▶
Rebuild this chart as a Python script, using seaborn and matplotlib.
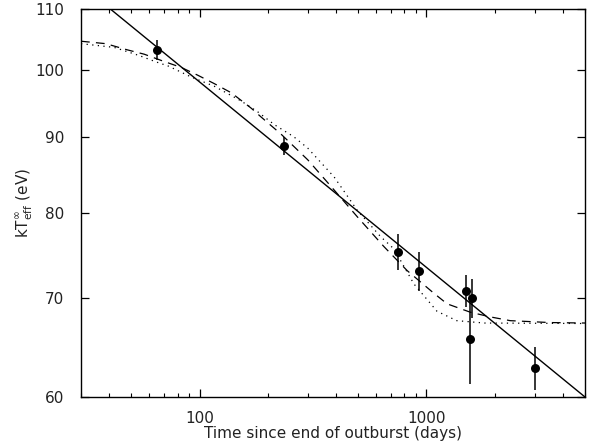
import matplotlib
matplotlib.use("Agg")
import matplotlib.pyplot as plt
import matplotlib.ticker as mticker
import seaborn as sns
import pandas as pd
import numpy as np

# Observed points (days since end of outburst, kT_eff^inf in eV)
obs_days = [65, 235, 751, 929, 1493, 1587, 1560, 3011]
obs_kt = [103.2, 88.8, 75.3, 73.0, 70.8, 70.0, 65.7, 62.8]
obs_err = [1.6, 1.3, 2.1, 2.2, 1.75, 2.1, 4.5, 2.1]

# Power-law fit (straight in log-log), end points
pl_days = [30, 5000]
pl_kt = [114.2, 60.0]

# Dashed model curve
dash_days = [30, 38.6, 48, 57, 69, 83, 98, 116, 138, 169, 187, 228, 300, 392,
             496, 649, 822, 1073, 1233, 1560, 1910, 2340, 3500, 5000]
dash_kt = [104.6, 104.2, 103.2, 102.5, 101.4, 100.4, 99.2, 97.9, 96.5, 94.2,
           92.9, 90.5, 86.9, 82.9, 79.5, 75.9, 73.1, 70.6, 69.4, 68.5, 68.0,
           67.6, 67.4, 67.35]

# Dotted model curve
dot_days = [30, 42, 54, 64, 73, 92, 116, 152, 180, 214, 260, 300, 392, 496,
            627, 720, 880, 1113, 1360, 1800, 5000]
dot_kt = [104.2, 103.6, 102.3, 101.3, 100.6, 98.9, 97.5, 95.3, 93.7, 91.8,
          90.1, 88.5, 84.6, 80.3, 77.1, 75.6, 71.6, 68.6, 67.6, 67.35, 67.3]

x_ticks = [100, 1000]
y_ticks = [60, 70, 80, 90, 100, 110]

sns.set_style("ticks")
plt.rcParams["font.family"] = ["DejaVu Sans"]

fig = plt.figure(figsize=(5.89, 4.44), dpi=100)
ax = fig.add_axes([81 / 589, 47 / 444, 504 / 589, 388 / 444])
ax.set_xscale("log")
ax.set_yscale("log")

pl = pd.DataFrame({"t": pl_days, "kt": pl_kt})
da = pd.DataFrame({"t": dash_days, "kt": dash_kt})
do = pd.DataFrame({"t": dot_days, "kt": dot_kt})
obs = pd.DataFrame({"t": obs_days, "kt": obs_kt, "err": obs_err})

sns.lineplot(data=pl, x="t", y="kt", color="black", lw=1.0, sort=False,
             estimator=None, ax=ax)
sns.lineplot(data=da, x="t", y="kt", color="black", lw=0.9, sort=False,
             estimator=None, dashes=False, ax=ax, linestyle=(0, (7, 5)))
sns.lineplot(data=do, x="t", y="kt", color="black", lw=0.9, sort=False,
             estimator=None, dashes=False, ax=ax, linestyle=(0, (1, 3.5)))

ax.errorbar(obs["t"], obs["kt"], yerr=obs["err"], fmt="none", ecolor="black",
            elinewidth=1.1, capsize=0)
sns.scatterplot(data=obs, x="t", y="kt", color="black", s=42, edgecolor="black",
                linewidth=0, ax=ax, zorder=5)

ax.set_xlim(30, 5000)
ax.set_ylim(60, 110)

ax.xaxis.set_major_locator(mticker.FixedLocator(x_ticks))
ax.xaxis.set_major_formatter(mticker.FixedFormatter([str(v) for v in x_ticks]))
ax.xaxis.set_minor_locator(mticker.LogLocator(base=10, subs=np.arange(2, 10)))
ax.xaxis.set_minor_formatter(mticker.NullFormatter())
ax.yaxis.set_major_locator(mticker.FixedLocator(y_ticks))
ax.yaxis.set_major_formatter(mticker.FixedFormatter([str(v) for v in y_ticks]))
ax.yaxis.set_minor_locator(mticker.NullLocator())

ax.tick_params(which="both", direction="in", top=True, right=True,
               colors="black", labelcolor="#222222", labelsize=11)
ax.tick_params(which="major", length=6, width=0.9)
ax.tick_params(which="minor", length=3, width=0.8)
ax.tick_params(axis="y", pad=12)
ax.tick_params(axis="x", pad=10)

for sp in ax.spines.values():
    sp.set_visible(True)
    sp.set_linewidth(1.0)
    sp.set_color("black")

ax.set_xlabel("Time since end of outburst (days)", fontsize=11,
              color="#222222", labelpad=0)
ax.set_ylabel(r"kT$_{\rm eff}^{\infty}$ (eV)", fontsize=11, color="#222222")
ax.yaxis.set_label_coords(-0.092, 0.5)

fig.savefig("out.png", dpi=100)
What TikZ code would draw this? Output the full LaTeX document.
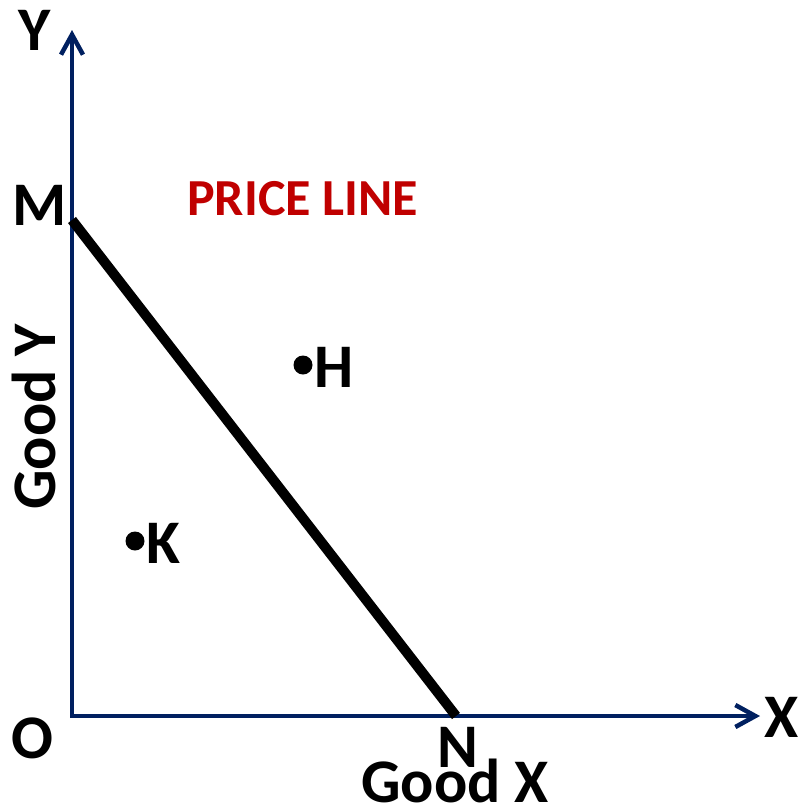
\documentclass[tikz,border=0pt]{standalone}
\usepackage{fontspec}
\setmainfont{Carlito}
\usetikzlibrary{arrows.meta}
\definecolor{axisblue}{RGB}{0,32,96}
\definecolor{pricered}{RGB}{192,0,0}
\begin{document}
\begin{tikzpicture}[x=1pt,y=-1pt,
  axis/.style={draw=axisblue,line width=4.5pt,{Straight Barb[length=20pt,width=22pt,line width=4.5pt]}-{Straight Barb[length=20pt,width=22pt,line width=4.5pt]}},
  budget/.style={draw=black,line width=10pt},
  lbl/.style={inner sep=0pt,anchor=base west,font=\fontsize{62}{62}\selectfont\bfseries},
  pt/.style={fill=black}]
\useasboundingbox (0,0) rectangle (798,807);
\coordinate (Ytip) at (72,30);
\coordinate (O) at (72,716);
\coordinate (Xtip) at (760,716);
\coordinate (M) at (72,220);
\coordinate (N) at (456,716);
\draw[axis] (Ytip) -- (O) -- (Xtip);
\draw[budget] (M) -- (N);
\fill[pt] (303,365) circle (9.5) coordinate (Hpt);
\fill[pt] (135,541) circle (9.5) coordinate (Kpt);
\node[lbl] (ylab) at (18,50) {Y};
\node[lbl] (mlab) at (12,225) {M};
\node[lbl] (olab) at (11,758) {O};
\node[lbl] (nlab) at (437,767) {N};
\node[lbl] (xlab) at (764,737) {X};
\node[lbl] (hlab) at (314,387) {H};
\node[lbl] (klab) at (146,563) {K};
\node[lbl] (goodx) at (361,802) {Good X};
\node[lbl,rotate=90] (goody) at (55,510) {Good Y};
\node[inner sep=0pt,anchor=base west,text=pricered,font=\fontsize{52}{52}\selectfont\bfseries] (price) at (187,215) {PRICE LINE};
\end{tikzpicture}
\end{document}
◀
- [TASK DIRECTIONS]:
Begin at the top of the records above and retype each line exactly until the line containing "import numpy as np", which is included. Skip all pictures.

- [SOLUTION]:
Rebuild this chart as a Python script, using seaborn and matplotlib.
import matplotlib
matplotlib.use("Agg")
import matplotlib.pyplot as plt
import matplotlib.ticker as mticker
import seaborn as sns
import pandas as pd
import numpy as np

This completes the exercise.